Records with drawing code:

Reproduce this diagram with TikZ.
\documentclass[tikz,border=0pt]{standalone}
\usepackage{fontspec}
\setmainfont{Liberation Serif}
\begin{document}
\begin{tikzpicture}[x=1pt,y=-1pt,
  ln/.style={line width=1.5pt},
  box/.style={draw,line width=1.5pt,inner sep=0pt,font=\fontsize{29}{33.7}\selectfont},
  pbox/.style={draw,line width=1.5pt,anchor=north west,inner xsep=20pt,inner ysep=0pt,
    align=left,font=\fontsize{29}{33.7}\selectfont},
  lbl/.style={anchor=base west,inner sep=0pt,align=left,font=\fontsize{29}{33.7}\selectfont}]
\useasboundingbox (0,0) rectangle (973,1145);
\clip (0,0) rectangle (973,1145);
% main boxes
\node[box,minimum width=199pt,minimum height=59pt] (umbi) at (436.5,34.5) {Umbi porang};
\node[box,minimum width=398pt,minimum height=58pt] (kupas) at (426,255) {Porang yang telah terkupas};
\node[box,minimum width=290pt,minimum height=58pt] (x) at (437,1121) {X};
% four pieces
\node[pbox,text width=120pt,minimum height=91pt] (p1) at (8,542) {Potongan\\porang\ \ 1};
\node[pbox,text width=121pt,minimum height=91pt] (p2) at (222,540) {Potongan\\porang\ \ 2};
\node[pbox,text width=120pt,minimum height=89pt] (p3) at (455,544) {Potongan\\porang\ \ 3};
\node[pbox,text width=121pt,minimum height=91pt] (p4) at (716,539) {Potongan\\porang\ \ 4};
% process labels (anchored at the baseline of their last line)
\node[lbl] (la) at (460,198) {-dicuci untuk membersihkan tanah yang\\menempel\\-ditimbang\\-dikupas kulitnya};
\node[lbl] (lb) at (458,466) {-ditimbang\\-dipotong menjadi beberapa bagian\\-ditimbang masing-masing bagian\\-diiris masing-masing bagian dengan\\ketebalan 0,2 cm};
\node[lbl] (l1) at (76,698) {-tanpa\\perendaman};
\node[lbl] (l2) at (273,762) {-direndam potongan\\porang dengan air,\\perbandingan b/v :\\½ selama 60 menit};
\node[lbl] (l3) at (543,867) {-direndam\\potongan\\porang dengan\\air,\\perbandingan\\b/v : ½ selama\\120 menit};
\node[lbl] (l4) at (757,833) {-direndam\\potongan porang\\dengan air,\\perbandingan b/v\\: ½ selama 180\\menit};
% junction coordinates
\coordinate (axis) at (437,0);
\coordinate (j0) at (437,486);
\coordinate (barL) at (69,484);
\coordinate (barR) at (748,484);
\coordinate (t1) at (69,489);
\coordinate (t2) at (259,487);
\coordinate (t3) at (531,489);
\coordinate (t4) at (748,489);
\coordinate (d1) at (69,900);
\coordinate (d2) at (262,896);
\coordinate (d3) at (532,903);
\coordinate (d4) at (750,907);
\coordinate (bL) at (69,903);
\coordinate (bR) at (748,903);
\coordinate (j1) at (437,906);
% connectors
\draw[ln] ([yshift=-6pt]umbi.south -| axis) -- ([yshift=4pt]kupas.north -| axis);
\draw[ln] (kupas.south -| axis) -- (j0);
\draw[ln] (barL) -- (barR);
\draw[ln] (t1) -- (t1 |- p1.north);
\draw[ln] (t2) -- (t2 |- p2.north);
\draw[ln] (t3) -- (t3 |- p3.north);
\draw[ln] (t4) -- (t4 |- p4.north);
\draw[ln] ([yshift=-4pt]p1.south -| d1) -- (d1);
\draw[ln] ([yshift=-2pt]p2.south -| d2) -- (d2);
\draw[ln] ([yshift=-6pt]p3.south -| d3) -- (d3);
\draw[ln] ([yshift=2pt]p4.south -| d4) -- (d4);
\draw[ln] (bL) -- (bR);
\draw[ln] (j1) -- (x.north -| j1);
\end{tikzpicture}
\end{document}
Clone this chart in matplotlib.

What needs to be done:
Exactly reproduce all of the entries above.

Exercise response:
Reproduce this diagram with TikZ.
\documentclass[tikz,border=0pt]{standalone}
\usepackage{fontspec}
\setmainfont{Liberation Serif}
\begin{document}
\begin{tikzpicture}[x=1pt,y=-1pt,
  ln/.style={line width=1.5pt},
  box/.style={draw,line width=1.5pt,inner sep=0pt,font=\fontsize{29}{33.7}\selectfont},
  pbox/.style={draw,line width=1.5pt,anchor=north west,inner xsep=20pt,inner ysep=0pt,
    align=left,font=\fontsize{29}{33.7}\selectfont},
  lbl/.style={anchor=base west,inner sep=0pt,align=left,font=\fontsize{29}{33.7}\selectfont}]
\useasboundingbox (0,0) rectangle (973,1145);
\clip (0,0) rectangle (973,1145);
% main boxes
\node[box,minimum width=199pt,minimum height=59pt] (umbi) at (436.5,34.5) {Umbi porang};
\node[box,minimum width=398pt,minimum height=58pt] (kupas) at (426,255) {Porang yang telah terkupas};
\node[box,minimum width=290pt,minimum height=58pt] (x) at (437,1121) {X};
% four pieces
\node[pbox,text width=120pt,minimum height=91pt] (p1) at (8,542) {Potongan\\porang\ \ 1};
\node[pbox,text width=121pt,minimum height=91pt] (p2) at (222,540) {Potongan\\porang\ \ 2};
\node[pbox,text width=120pt,minimum height=89pt] (p3) at (455,544) {Potongan\\porang\ \ 3};
\node[pbox,text width=121pt,minimum height=91pt] (p4) at (716,539) {Potongan\\porang\ \ 4};
% process labels (anchored at the baseline of their last line)
\node[lbl] (la) at (460,198) {-dicuci untuk membersihkan tanah yang\\menempel\\-ditimbang\\-dikupas kulitnya};
\node[lbl] (lb) at (458,466) {-ditimbang\\-dipotong menjadi beberapa bagian\\-ditimbang masing-masing bagian\\-diiris masing-masing bagian dengan\\ketebalan 0,2 cm};
\node[lbl] (l1) at (76,698) {-tanpa\\perendaman};
\node[lbl] (l2) at (273,762) {-direndam potongan\\porang dengan air,\\perbandingan b/v :\\½ selama 60 menit};
\node[lbl] (l3) at (543,867) {-direndam\\potongan\\porang dengan\\air,\\perbandingan\\b/v : ½ selama\\120 menit};
\node[lbl] (l4) at (757,833) {-direndam\\potongan porang\\dengan air,\\perbandingan b/v\\: ½ selama 180\\menit};
% junction coordinates
\coordinate (axis) at (437,0);
\coordinate (j0) at (437,486);
\coordinate (barL) at (69,484);
\coordinate (barR) at (748,484);
\coordinate (t1) at (69,489);
\coordinate (t2) at (259,487);
\coordinate (t3) at (531,489);
\coordinate (t4) at (748,489);
\coordinate (d1) at (69,900);
\coordinate (d2) at (262,896);
\coordinate (d3) at (532,903);
\coordinate (d4) at (750,907);
\coordinate (bL) at (69,903);
\coordinate (bR) at (748,903);
\coordinate (j1) at (437,906);
% connectors
\draw[ln] ([yshift=-6pt]umbi.south -| axis) -- ([yshift=4pt]kupas.north -| axis);
\draw[ln] (kupas.south -| axis) -- (j0);
\draw[ln] (barL) -- (barR);
\draw[ln] (t1) -- (t1 |- p1.north);
\draw[ln] (t2) -- (t2 |- p2.north);
\draw[ln] (t3) -- (t3 |- p3.north);
\draw[ln] (t4) -- (t4 |- p4.north);
\draw[ln] ([yshift=-4pt]p1.south -| d1) -- (d1);
\draw[ln] ([yshift=-2pt]p2.south -| d2) -- (d2);
\draw[ln] ([yshift=-6pt]p3.south -| d3) -- (d3);
\draw[ln] ([yshift=2pt]p4.south -| d4) -- (d4);
\draw[ln] (bL) -- (bR);
\draw[ln] (j1) -- (x.north -| j1);
\end{tikzpicture}
\end{document}
Clone this chart in matplotlib.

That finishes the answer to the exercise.